There’s a moment every pilot hopes never arrives.
Not the dramatic movie moment with violins and a handsome tear sliding down a cheek. I mean the real one. The cockpit gets quieter in a way that feels personal. A machine that has always had opinions suddenly becomes indifferent.
The engine goes caput.
And your brain, that talented little panic factory, starts printing a million reasons you are done. The checklist of doom. The mental slideshow. The imagined headlines. The ancient voice that whispers, “This is where the story ends.”
But here is the part nobody puts on the motivational posters in airport bathrooms: an airplane does not become a rock when the engine quits. It becomes something else.
It becomes a glider.
It becomes a question.
It becomes a problem that can be solved by someone who’s willing to fly differently than they were trained to fly.

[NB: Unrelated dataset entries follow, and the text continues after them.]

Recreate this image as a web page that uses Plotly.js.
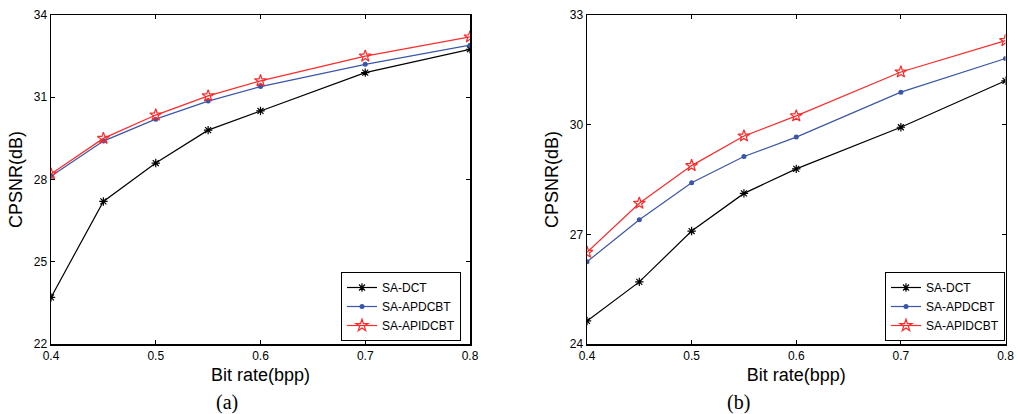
<!DOCTYPE html>
<html><head><meta charset="utf-8">
<script src="https://cdn.plot.ly/plotly-3.0.1.min.js"></script>
<style>html,body{margin:0;padding:0;background:#fff}#chart{width:1018px;height:414px}</style>
</head><body><div id="chart"></div>
<script>
const bitRates = [0.4, 0.45, 0.5, 0.55, 0.6, 0.7, 0.8];
const seriesNames = ['SA-DCT', 'SA-APDCBT', 'SA-APIDCBT'];
// Panel (a)
const a_DCT = [23.7, 27.2, 28.6, 29.8, 30.5, 31.9, 32.75];
const a_APDCBT = [28.12, 29.4, 30.2, 30.86, 31.39, 32.2, 32.9];
const a_APIDCBT = [28.2, 29.5, 30.35, 31.05, 31.6, 32.5, 33.2];
// Panel (b)
const b_DCT = [24.63, 25.7, 27.09, 28.12, 28.79, 29.93, 31.2];
const b_APDCBT = [26.25, 27.4, 28.41, 29.13, 29.66, 30.89, 31.81];
const b_APIDCBT = [26.51, 27.85, 28.88, 29.69, 30.24, 31.44, 32.3];
const aTicks = [22, 25, 28, 31, 34];
const bTicks = [24, 27, 30, 33];
const xTicks = [0.4, 0.5, 0.6, 0.7, 0.8];

const colors = ['#000000', '#3a56a8', '#ff2a2a'];
const markers = [
  {symbol: 'asterisk-open', size: 7, line: {width: 1.2, color: colors[0]}, color: colors[0]},
  {symbol: 'circle', size: 5, color: colors[1], line: {width: 0}},
  {symbol: 'star-open', size: 9, line: {width: 1.2, color: colors[2]}, color: colors[2]}
];

function mk(y, i, xa, ya, leg) {
  return {x: bitRates, y: y, name: seriesNames[i], type: 'scatter', mode: 'lines+markers',
    xaxis: xa, yaxis: ya, legend: leg,
    line: {color: colors[i], width: 1.2}, marker: markers[i]};
}
const data = [
  mk(a_DCT, 0, 'x', 'y', 'legend'), mk(a_APDCBT, 1, 'x', 'y', 'legend'), mk(a_APIDCBT, 2, 'x', 'y', 'legend'),
  mk(b_DCT, 0, 'x2', 'y2', 'legend2'), mk(b_APDCBT, 1, 'x2', 'y2', 'legend2'), mk(b_APIDCBT, 2, 'x2', 'y2', 'legend2')
];

const W = 1018;
const axBase = {showgrid: false, zeroline: false, showline: true, linecolor: '#000', linewidth: 1.5,
  mirror: 'ticks', ticks: 'inside', ticklen: 4, tickcolor: '#000', tickwidth: 1,
  tickfont: {family: 'Liberation Sans, Arial', size: 12, color: '#000'}};
const xTitle = {text: 'Bit rate(bpp)', font: {family: 'Liberation Sans, Arial', size: 18, color: '#000'}, standoff: 6};
const yTitle = {text: 'CPSNR(dB)', font: {family: 'Liberation Sans, Arial', size: 18, color: '#000'}, standoff: 6};
const legBase = {bgcolor: '#fff', bordercolor: '#000', borderwidth: 1, xanchor: 'right', yanchor: 'middle',
  font: {family: 'Liberation Sans, Arial', size: 12, color: '#000'}, tracegroupgap: 0, itemsizing: 'trace',
  entrywidth: 88, entrywidthmode: 'pixels'};

const layout = {
  width: 1018, height: 414,
  margin: {l: 0, r: 0, t: 15, b: 70},
  paper_bgcolor: '#fff', plot_bgcolor: '#fff',
  xaxis: Object.assign({}, axBase, {domain: [51/W, 470/W], range: [0.4, 0.8], tickvals: xTicks, ticktext: xTicks.map(String), title: xTitle, anchor: 'y'}),
  yaxis: Object.assign({}, axBase, {range: [22, 34], tickvals: aTicks, title: yTitle, anchor: 'x'}),
  xaxis2: Object.assign({}, axBase, {domain: [587/W, 1005.5/W], range: [0.4, 0.8], tickvals: xTicks, ticktext: xTicks.map(String), title: xTitle, anchor: 'y2'}),
  yaxis2: Object.assign({}, axBase, {range: [24, 33], tickvals: bTicks, title: yTitle, anchor: 'x2'}),
  legend: Object.assign({}, legBase, {x: 461/W, y: (344-306.5)/329}),
  legend2: Object.assign({}, legBase, {x: 1005/W, y: (344-306.5)/329}),
  showlegend: true,
  annotations: [
    {text: '(a)', xref: 'paper', yref: 'paper', x: 214/W, y: (344-402)/329, yanchor: 'middle', showarrow: false,
     font: {family: 'Liberation Serif, Times New Roman', size: 20, color: '#000'}},
    {text: '(b)', xref: 'paper', yref: 'paper', x: 752/W, y: (344-402)/329, yanchor: 'middle', showarrow: false,
     font: {family: 'Liberation Serif, Times New Roman', size: 20, color: '#000'}}
  ]
};
Plotly.newPlot('chart', data, layout, {displayModeBar: false, staticPlot: true});
</script></body></html>
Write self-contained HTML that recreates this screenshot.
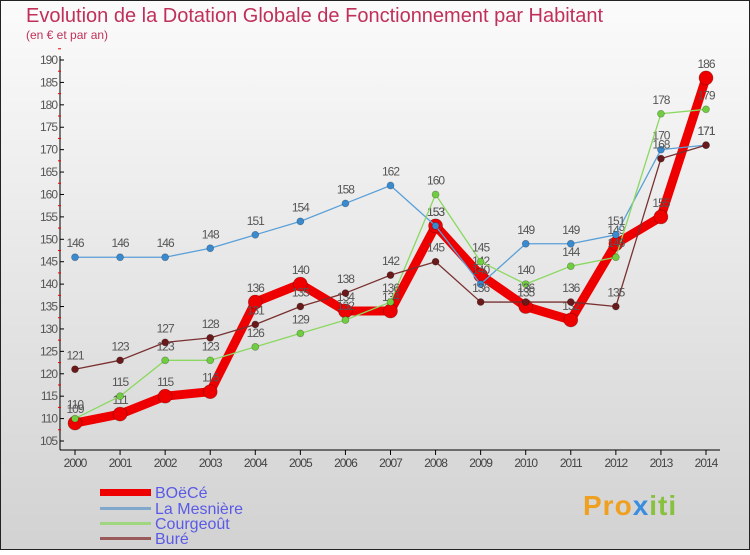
<!DOCTYPE html>
<html><head><meta charset="utf-8"><style>
html,body{margin:0;padding:0}
body{width:750px;height:550px;overflow:hidden;font-family:"Liberation Sans",sans-serif}
</style></head><body>
<svg id="chart" width="750" height="550" xmlns="http://www.w3.org/2000/svg" font-family="Liberation Sans, sans-serif">
<defs><linearGradient id="bg" x1="0" y1="0" x2="0" y2="1"><stop offset="0" stop-color="#fbfbfb"/><stop offset="1" stop-color="#d2d2d2"/></linearGradient></defs>
<rect x="0.5" y="0.5" width="749" height="549" fill="url(#bg)" stroke="#222"/>
<text x="26" y="22" font-size="20" fill="#c0305a">Evolution de la Dotation Globale de Fonctionnement par Habitant</text>
<text x="26" y="39" font-size="12" fill="#c0305a">(en € et par an)</text>
<g id="axes"></g>
<g id="series"></g>
<g id="legend">
<rect x="100" y="489" width="51" height="7" fill="#e00"/>
<text x="155" y="498" font-size="16" fill="#5a5ae6">BOëCé</text>
<rect x="100" y="507" width="51" height="3" fill="#7fa8cc"/>
<text x="155" y="514" font-size="16" fill="#5a5ae6">La Mesnière</text>
<rect x="100" y="522" width="51" height="3" fill="#9fd67f"/>
<text x="155" y="529" font-size="16" fill="#5a5ae6">Courgeoût</text>
<rect x="100" y="537" width="51" height="3" fill="#9a5a5a"/>
<text x="155" y="544" font-size="16" fill="#5a5ae6">Buré</text>
</g>
<text x="583" y="515" font-size="28" font-weight="bold" fill="#f0a020" letter-spacing="1">Pro<tspan fill="#3a8ee0">x</tspan><tspan fill="#88c040">iti</tspan></text>
</svg>
<script>
const years=[2000,2001,2002,2003,2004,2005,2006,2007,2008,2009,2010,2011,2012,2013,2014];
const boece=[109,111,115,116,136,140,134,134,153,142,135,132,149,155,186];
const mesniere=[146,146,146,148,151,154,158,162,153,140,149,149,151,170,171];
const courgeout=[110,115,123,123,126,129,132,136,160,145,140,144,146,178,179];
const bure=[121,123,127,128,131,135,138,142,145,136,136,136,135,168,171];
const yTicks=[105,110,115,120,125,130,135,140,145,150,155,160,165,170,175,180,185,190];
const NS='http://www.w3.org/2000/svg';
const x=i=>75+i*(706-75)/(years.length-1);
const y=v=>441-(v-105)*(441-60)/85;
function mk(tag,attrs,parent){const e=document.createElementNS(NS,tag);for(const k in attrs)e.setAttribute(k,attrs[k]);parent.appendChild(e);return e;}
const ax=document.getElementById('axes');
let a=mk('line',{x1:60,y1:56,x2:60,y2:450,stroke:'#000'},ax);


a=mk('line',{x1:60,y1:450,x2:720,y2:450,stroke:'#000'},ax);


yTicks.forEach(v=>{
 mk('line',{x1:60,y1:y(v),x2:64,y2:y(v),stroke:'#000'},ax);
 mk('line',{x1:58,y1:y(v+2.5),x2:61,y2:y(v+2.5),stroke:'#e00'},ax);
 const t=mk('text',{x:57,y:y(v)+4,'font-size':12,'text-anchor':'end',fill:'#555','letter-spacing':'-1'},ax);
 t.textContent=v;
 
 
});
years.forEach((yr,i)=>{
 mk('line',{x1:x(i),y1:450,x2:x(i),y2:455,stroke:'#000'},ax);
 const t=mk('text',{x:x(i),y:467,'font-size':12,'text-anchor':'middle',fill:'#444','letter-spacing':'-1'},ax);
 t.textContent=yr;
 
 
});
const sg=document.getElementById('series');
function draw(vals,name,color,width,r,dot){
 const g=mk('g',{},sg);
 
 
 const l=mk('polyline',{points:vals.map((v,i)=>x(i)+','+y(v)).join(' '),fill:'none',stroke:color,'stroke-width':width,'stroke-linejoin':'round'},g);
 
 
 vals.forEach((v,i)=>{
  const c=mk('circle',{cx:x(i),cy:y(v),r:r,fill:dot,stroke:'rgba(0,0,0,0.3)','stroke-width':0.7},g);
  
  
  const t=mk('text',{x:x(i),y:y(v)-10,'font-size':12,'text-anchor':'middle',fill:'#555','letter-spacing':'-1'},g);
  t.textContent=v;
  
  
 });
}
draw(boece,'boece','#ee0000',9,7,'#ee0000');
draw(mesniere,'la-mesniere','#5aa0d8',1.3,3.5,'#3a8ad0');
draw(courgeout,'courgeout','#8ad860',1.3,3.5,'#70cc40');
draw(bure,'bure','#7a3030',1.3,3.5,'#6a1a1a');
</script>
</body></html>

Because most of our training, in life, is built for normal weather. For expected fuel. For polite circumstances. We are taught how to operate when the world is cooperating. We learn the rules, the rhythms, the tidy little formulas. Add effort, get result. Add time, get progress. Add talent, get applause.
Then the engine quits.
And suddenly the old math doesn’t work. The same habits that used to sound like competence start to sound like superstition. You can’t muscle the engine back into existence by thinking harder. You can’t shame the situation into improving. You can’t negotiate with gravity like it’s a contractor who missed a deadline.
So you do what pilots do when they refuse the dramatic ending.
You pitch for best glide.
Which, translated out of aviation and into the language of Tuesday afternoons, means: you stop flailing and you start choosing.
You choose what still works.
You choose what still moves you forward, even if forward now looks like sideways. Even if progress is quieter. Even if the win is smaller than the one you pictured when everything was humming.
You look for a runway you did not plan on using.
You stop trying to recreate the old flight and you start inventing a new one.
And yes, it’s terrifying. Of course it is. Anyone who says otherwise is selling something.
So if your engine has quit lately, if the plan collapsed, if the relationship changed shape, if the market shifted, if your motivation evaporated like a puddle on hot asphalt, don’t confuse silence with an ending.
You might just be in the glide.
You might be in the part of the story where you stop performing the life you were trained for and start piloting the life you actually have.
Keep your nose where it needs to be. Scan for options. Trust the physics of momentum. And when you touch down, even if it’s not where you meant to land, let it count.
Sometimes the win is not keeping the engine running.
Sometimes the win is learning you can fly after thinking (or hearing others think) you can’t.